In other words, the eventual BTWC's flaws weren't there by accident. And, on verification, the BTWC - and the world - are still living with this decision, as the Convention still lacks such a regime a generation later. In the NPT context, it is still painfully clear that many states use the language of disarmament while still in the mindset of strategic stability or advantage in the narrow sense. On the plus side, there is now the Chemical Weapons Convention, which is non-discriminatory and has a strong and comprehensive verification system.

The disarmament community's achievements shouldn't be underrated, but sometimes there is a tendency to impute motives to those involved in past initiatives that don't necessarily reflect what was going on behind the scenes. What people say in public doesn't necessarily reflect what they're actually thinking. Susan's research demonstrates the importance of viewing the past with a critical eye.

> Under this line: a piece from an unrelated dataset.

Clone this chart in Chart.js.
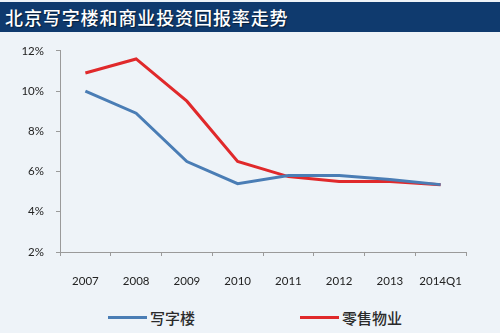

Just as importantly for those who feel overawed or discouraged about difficulties in current disarmament efforts, it shows that we stand on the shoulders of human beings, rather than mythical giants.

John Borrie


Image by judy_breck retrieved from Flickr.

1 comments:

Anonymous said...

Bull was the first head of ACDRU. The CBW report was produced by ACDRU as a whole, not just Bull. The ACDRU report was one of the factors in the origin of the UK ideas for a separate Convention, but it was by no means the only one. In fact it is difficult to establish a direct correlation between the two. The first UK 1969 proposal did have a verification regime for investigations of alleged use (IAU), which at the end of the day the US didn't support once the Soviet Union decided in March 1971 to accept a separate ban on BW. The technical view at the time was that a ban on BW was unverifiable, not that there were overriding security/commercial concerns that got in the way. IAU was seen as the best alternative and something that could be done. It was recognised that on-site inspection simply wasn't feasible politically: at that time the Soviet Union and its allies were against the sorts of intrusion that would be necessary. We should recall too that the Russians were also opposed to even OSIs for CTBT verification, having withdrawn in 1963 their earlier support for a quota of three OSIs for a CTBT. The UK BW initiative was driven largely by the need to make progress on disarmament after conclusion of the NPT. The UK fought to the end to retain an effective IAU mechanism in the draft BTWC.

Decisions about the BWC were quite independent of the UK nuclear weapons programme - the plans for the Polaris and WE177 force had largely been decided well before 1968 e.g. orders for the WE177B were placed in 1962. The only slight connection came when MOD became worried that a UK pursuit of a separate BW treaty in face of known US nervousness might impact adversely on the contemporary UK attempts to secure US assistance for the Polaris Improvement Programme. This is no where stated explicitly in MOD, FCO, PREM or Cabinet Office files on BW; there is one comment from Healy that makes sense if the reader is aware of the other much more closely held papers at the time on Polaris modernisation. These are also available The National Archives, Kew."